今回は僭越ながら、絵を描くときの僕の頭の中について書いてみようと思います。

 目次
  • 描ける・描けないの境目
  • 絵を描く方程式
  • 絵=観察+練習
  • イメージできる・できない
  • 苦手だけど「描きたい」とき
  • 描ける・描けないの境目

    先日、知り合いのFacebookに、猫と犬の写真が投稿されていました。

    こんな感じの写真

    中学校の頃から十数年、実家で芝犬っぽい雑種を飼っていました。
    そのため、同じような犬種であれば、どんなポーズだろうとどんな角度からであろうと、それぞれの部位の柔らかさ硬さまで、頭の中にリアルに思い浮かべることができます。

    一方で、僕は猫がどうしてもうまく描けない。
    昔から苦手な一つだったんです。

    犬と猫はずいぶんと骨格が違う。
    特に、前足が特徴的。

    犬と猫が並んで同じポーズをする様子を、人生で初めて写真で見たので、その違いを改めて感じることができたんです。

    絵を描く方程式

    先ほどの絵を見てこう思った方、いないでしょうか。
    「猫が描けない」と言いつつ、猫を描いてるじゃないかと。

    本題はここです。

    僕は、絵を描くという行為を大きく2つの動作に分解して考えています。

    絵を描く=「①形をイメージする」+「②それを表現する」

    僕は、「②表現する」はある程度できる。
    しかし猫については、「①形のイメージ」が弱い。
    ただ今回は、「①イメージ」は写真という形で提示されているので「②表現する」ことができたんです。

    この構造に行き着いたのは、小学生の頃。
    思いっきり世代感が出ちゃいますが、当時男子の間でアニメ『キン肉マン』を描くのが流行ってました。
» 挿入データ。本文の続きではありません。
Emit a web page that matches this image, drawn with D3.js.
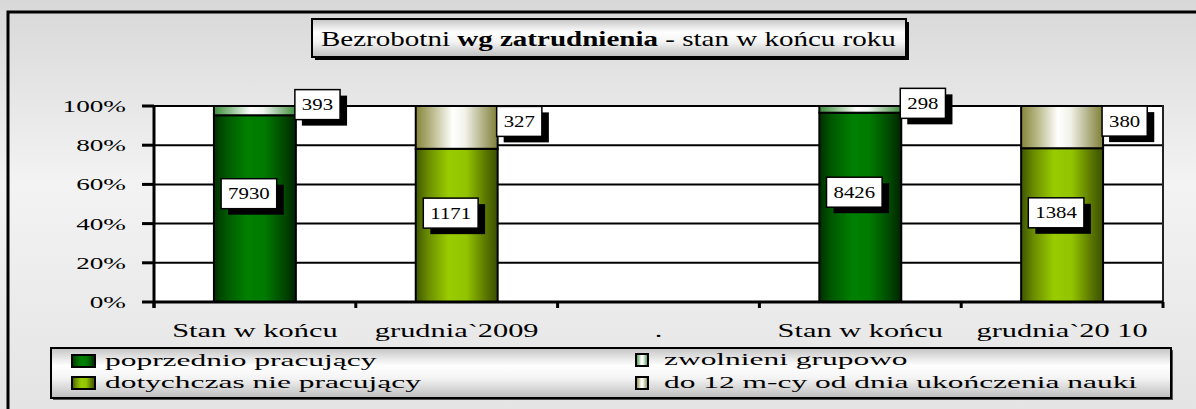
<!DOCTYPE html>
<html>
<head>
<meta charset="utf-8">
<script src="https://cdn.jsdelivr.net/npm/d3@7"></script>
<style>
  body { margin: 0; background: #fff; }
  svg { display: block; }
  svg text { font-family: "Liberation Serif", "DejaVu Serif", serif; fill: #000; }
</style>
</head>
<body>
<script>
// dane
var categoryLabels = ["Stan w końcu", "grudnia`2009", ".", "Stan w końcu", "grudnia`20 10"];
var seriesNames = ["poprzednio pracujący", "dotychczas nie pracujący", "zwolnieni grupowo", "do 12 m-cy od dnia ukończenia nauki"];
var poprzednio = [7930, 0, 0, 8426, 0];
var dotychczas = [0, 1171, 0, 0, 1384];
var zwolnieni = [393, 0, 0, 298, 0];
var do12 = [0, 327, 0, 0, 380];
var yTicks = [0, 0.2, 0.4, 0.6, 0.8, 1];

var w = 1196, h = 409;

var svg = d3.select("body").append("svg").attr("width", w).attr("height", h)
    .attr("font-family", "Liberation Serif, DejaVu Serif, serif");
var defs = svg.append("defs");

function grad(id, stops, vertical) {
    var g = defs.append("linearGradient").attr("id", id)
        .attr("x1", 0).attr("y1", 0).attr("x2", vertical ? 0 : 1).attr("y2", vertical ? 1 : 0);
    stops.forEach(function(s) {
        g.append("stop").attr("offset", s[0]).attr("stop-color", s[1]);
    });
}
grad("bg", [[0, "#d8d8d8"], [0.45, "#f3f3f3"], [1, "#e4e4e4"]], true);
grad("box", [[0, "#c4c4c4"], [0.35, "#ffffff"], [0.6, "#f4f4f4"], [1, "#bdbdbd"]], true);
grad("s0", [[0, "#002f00"], [0.15, "#005800"], [0.4, "#008000"], [0.62, "#007a00"], [0.85, "#004a00"], [1, "#002400"]]);
grad("s1", [[0, "#3f5500"], [0.15, "#6a8c00"], [0.4, "#99cc00"], [0.62, "#92c400"], [0.85, "#5c7800"], [1, "#3a4f00"]]);
grad("s2", [[0, "#3d8f3d"], [0.2, "#8cbf8c"], [0.45, "#ffffff"], [0.6, "#f0f5f0"], [0.85, "#7fb37f"], [1, "#3d8f3d"]]);
grad("s3", [[0, "#85853a"], [0.2, "#b9b98a"], [0.45, "#ffffff"], [0.6, "#f2f2ea"], [0.85, "#a8a878"], [1, "#7f7f36"]]);

// rozciaganie tekstu w poziomie (oryginal jest "szeroki")
function stretch(sel, kk) {
    sel.each(function() {
        var t = d3.select(this);
        var x0 = +t.attr("x") || 0;
        t.attr("transform", "translate(" + (x0 * (1 - kk)) + ",0) scale(" + kk + ",1)");
    });
}
function fitWidth(sel, target) {
    sel.each(function() {
        stretch(d3.select(this), target / this.getComputedTextLength());
    });
}

// tlo i ramka
svg.append("rect").attr("width", w).attr("height", h).attr("fill", "url(#bg)");
svg.append("rect").attr("x", 8).attr("y", 12).attr("width", 1200).attr("height", 420)
    .attr("fill", "none").attr("stroke", "#000").attr("stroke-width", 3);

// tytul
svg.append("rect").attr("x", 315).attr("y", 22).attr("width", 594).attr("height", 38).attr("fill", "#000");
svg.append("rect").attr("x", 312).attr("y", 19).attr("width", 594).attr("height", 38)
    .attr("fill", "url(#box)").attr("stroke", "#000").attr("stroke-width", 2);
var title = svg.append("text").attr("x", 321).attr("y", 46).style("font-size", "20px");
title.append("tspan").text("Bezrobotni ");
title.append("tspan").style("font-weight", "bold").text("wg zatrudnienia");
title.append("tspan").text(" - stan w końcu roku");
fitWidth(title, 575);

// skale
var idx = d3.range(categoryLabels.length);
var x = d3.scaleBand().domain(idx).range([154, 1163]).paddingInner(0.594).paddingOuter(0.297);
var y = d3.scaleLinear().domain([0, 1]).range([302, 106]);
var bw = x.bandwidth();
var edge = (x.step() - bw) / 2;

var table = idx.map(function(i) {
    return { i: i, s0: poprzednio[i], s1: dotychczas[i], s2: zwolnieni[i], s3: do12[i] };
});
var keys = ["s0", "s1", "s2", "s3"];
var stack = d3.stack().keys(keys).offset(d3.stackOffsetExpand);
var layers = stack(table);

// pole wykresu
svg.append("rect").attr("x", 154).attr("y", 106).attr("width", 1163 - 154).attr("height", 196).attr("fill", "#fff");
svg.selectAll(".grid").data(yTicks.slice(1)).enter().append("line")
    .attr("x1", 154).attr("x2", 1163)
    .attr("y1", function(d) { return y(d); }).attr("y2", function(d) { return y(d); })
    .attr("stroke", "#000").attr("stroke-width", 2);
svg.append("line").attr("x1", 1163).attr("x2", 1163).attr("y1", 105).attr("y2", 308)
    .attr("stroke", "#222").attr("stroke-width", 2);

// slupki
layers.forEach(function(layer) {
    svg.selectAll(".bar-" + layer.key)
        .data(layer.filter(function(d) { return d.data[layer.key] > 0; }))
        .enter().append("rect")
        .attr("x", function(d) { return x(d.data.i); })
        .attr("y", function(d) { return y(d[1]); })
        .attr("width", bw)
        .attr("height", function(d) { return y(d[0]) - y(d[1]); })
        .attr("fill", "url(#" + layer.key + ")")
        .attr("stroke", "#000").attr("stroke-width", 2);
});

// osie
svg.append("line").attr("x1", 154).attr("x2", 154).attr("y1", 105).attr("y2", 308)
    .attr("stroke", "#000").attr("stroke-width", 3);
svg.append("line").attr("x1", 154).attr("x2", 1163).attr("y1", 302).attr("y2", 302)
    .attr("stroke", "#000").attr("stroke-width", 3);
svg.selectAll(".ytick").data(yTicks).enter().append("line")
    .attr("x1", 142).attr("x2", 154)
    .attr("y1", function(d) { return y(d); }).attr("y2", function(d) { return y(d); })
    .attr("stroke", "#000").attr("stroke-width", 3);
var ylab = svg.selectAll(".ylab").data(yTicks).enter().append("text")
    .attr("x", 126).attr("y", function(d) { return y(d) + 6; })
    .attr("text-anchor", "end").style("font-size", "17px")
    .text(d3.format(".0%"));
stretch(ylab, 1.6);

var bounds = idx.map(function(i) { return x(i) - edge; }).concat([x(idx.length - 1) + bw + edge]);
svg.selectAll(".xtick").data(bounds).enter().append("line")
    .attr("x1", function(d) { return d; }).attr("x2", function(d) { return d; })
    .attr("y1", 302).attr("y2", 308)
    .attr("stroke", "#000").attr("stroke-width", 3);
var xlab = svg.selectAll(".xlab").data(idx).enter().append("text")
    .attr("x", function(i) { return x(i) + bw / 2; }).attr("y", 337)
    .attr("text-anchor", "middle").style("font-size", "19px")
    .text(function(i) { return categoryLabels[i]; });
stretch(xlab, 1.6);

// etykiety danych
var labels = [];
layers.forEach(function(layer, li) {
    layer.forEach(function(d) {
        var v = d.data[layer.key];
        if (!(v > 0)) return;
        var cx, cy;
        if (li < 2) {
            cx = x(d.data.i) + bw / 2 - 6;
            cy = y(d[0] + (d[1] - d[0]) * 0.58);
        } else {
            cx = null;
            cy = y((d[0] + d[1]) / 2) - 6;
        }
        labels.push({ v: v, cx: cx, cy: cy, left: x(d.data.i) + bw - 1 });
    });
});
labels.forEach(function(l) {
    var g = svg.append("g");
    var t = g.append("text").attr("y", l.cy + 5.5).attr("text-anchor", "middle")
        .style("font-size", "16px").text(l.v);
    var tw = t.node().getComputedTextLength() * 1.3;
    var bwid = tw + 14, bh = 30;
    var cx = l.cx !== null ? l.cx : l.left + bwid / 2;
    t.attr("x", cx);
    stretch(t, 1.3);
    g.insert("rect", "text").attr("x", cx - bwid / 2 + 7).attr("y", l.cy - bh / 2 + 6)
        .attr("width", bwid).attr("height", bh).attr("fill", "#000");
    g.insert("rect", "text").attr("x", cx - bwid / 2).attr("y", l.cy - bh / 2)
        .attr("width", bwid).attr("height", bh).attr("fill", "#fff")
        .attr("stroke", "#000").attr("stroke-width", 1.5);
});

// legenda
svg.append("rect").attr("x", 53).attr("y", 350).attr("width", 1120).attr("height", 50).attr("fill", "#555");
svg.append("rect").attr("x", 51).attr("y", 348).attr("width", 1120).attr("height", 50)
    .attr("fill", "url(#box)").attr("stroke", "#000").attr("stroke-width", 2);
var colX = [72, 636], colSw = [23, 12], colText = [105, 664];
var rowBase = [[366, 388], [365, 388]];
keys.forEach(function(key, i) {
    var c = Math.floor(i / 2), r = i % 2;
    svg.append("rect").attr("x", colX[c]).attr("y", rowBase[c][r] - 11)
        .attr("width", colSw[c]).attr("height", 12)
        .attr("fill", "url(#" + key + ")").attr("stroke", "#000").attr("stroke-width", 2);
    var t = svg.append("text").attr("x", colText[c]).attr("y", rowBase[c][r])
        .style("font-size", "17px").text(seriesNames[i]);
    stretch(t, 1.85);
});
</script>
</body>
</html>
    僕もよく描いてましたが「上手い」と言われるたびに心の中で反論していました。
    「こんなの、すでに絵になってるものをただ真似して表現してるだけじゃないか」と。

    みんな、「自分がよく知ってるもの」を「きれいに再現できること」を「絵がうまい」と言ってるんだなと、冷めた目で見ていたのを覚えています。
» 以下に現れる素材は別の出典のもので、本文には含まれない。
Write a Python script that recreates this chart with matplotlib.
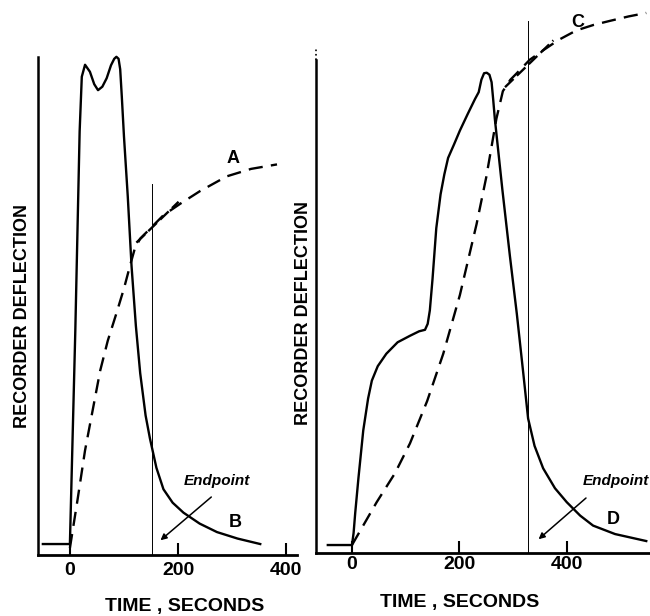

    それをなんとか伝えようと試みましたが、当時の僕のボキャブラリーでは無理だったことも思い出しました。

    絵=観察+練習

    絵を描く=「①形をイメージする」+「②それを表現する」

    ずっと、この①と②は明確に切り分けてとらえてきました。
    絵に関する書籍を見ても、これは「②表現」だけの内容だ、とか。

    「②表現」は、練習ができるんです。
    真似もできるし、道具によっても変化する。

    しかし、「①イメージ」は意識してないといけない。
    背景となる知識も求められるでしょう。

    これ、動画撮影なら、
    ①ディレクター+②カメラマン
    に例えられるかもしれません。

    「①イメージ」を固めるためには、ただ「目に入る」だけではダメで、観察しないといけないんです。
    対象の形を覚えたり、構造を知る必要がある。

    冒頭の猫の例。

    写真検索すると、こんな2種類の猫の様子が見つかりました。
    前足の感じが違う。

    猫と親密な関係を築いたことがない僕には、どんな時に猫がこの違いを出すのかがわからない。

    イメージできる・できない

    こういった観察に、動物や昆虫は適していると思います。
    誰もがイメージできて、かつ構造も調べやすい。
    猫が描けるようになると、自然とトラやピューマも描きやすくなるでしょう。

    「①イメージ」については、「誰もが同じものをイメージできる」ことが重要です。

    例えば、「泳ぐゾウ」を描いてみます。

    これを見て、どんな感想をもつでしょうか。
    「上手いねえ」ではなく、「こんな感じで泳ぐの??」と疑問が生まれるはず。
    「これはそもそも正しいの?」と。

    ちなみに、写真を検索して見て描いたので正しいと思ってます。
    泳ぐゾウを真正面から撮った写真もありましたが、それはもはや、泳いでいるのか暴れているのかよくわからなかったので不採用。

    誰もイメージできないものを描いても、うまいのかどうか正しいのかどうか判断がつかないのです。

    映画『エイリアン』に登場する宇宙生物の造形など、この世にないものはどうでしょうか。
    最初に、ギーガーによるエイリアンのデッサンを見たリドリー・スコット監督はおそらく、「上手いねえ」ではなく、「これだよこれ!」という発見したような感想を口にしたことでしょう。

    存在しないものを表現する力。
    これこそ、僕は最大級の賛辞を贈られるべきだと思います。

    苦手だけど「描きたい」とき

    こんな細かいこと、どうでもいいと感じる人もいるかもしれません。
    しかし、こういう小さい積み重ねが結果を左右していきます。

    道具のイラストなら、持つ柄の場所によって力の入れ具合の印象も異なってきます。
    持ち方によって、プロかアマかも伝わるでしょう。

    「絵が苦手だ」という人もいるかと思いますが、表現するのが苦手なのか、観察することならできるのか。
    その辺りが分岐点になると思います。

    苦手なパートだけ人にお願いする、分業する。
    そういう考え方もできますね。

    歌うのは好きだけど作詞作曲はできない、みたいな感じでしょうか。

    「②表現方法」の情報はたくさん溢れています。
    でも、「①イメージ=観察」は個人的なもの。

    何に興味を持つのか、どこが気になるのか。

    ここもまた、絵の楽しみ方の一つではないかと思うのです。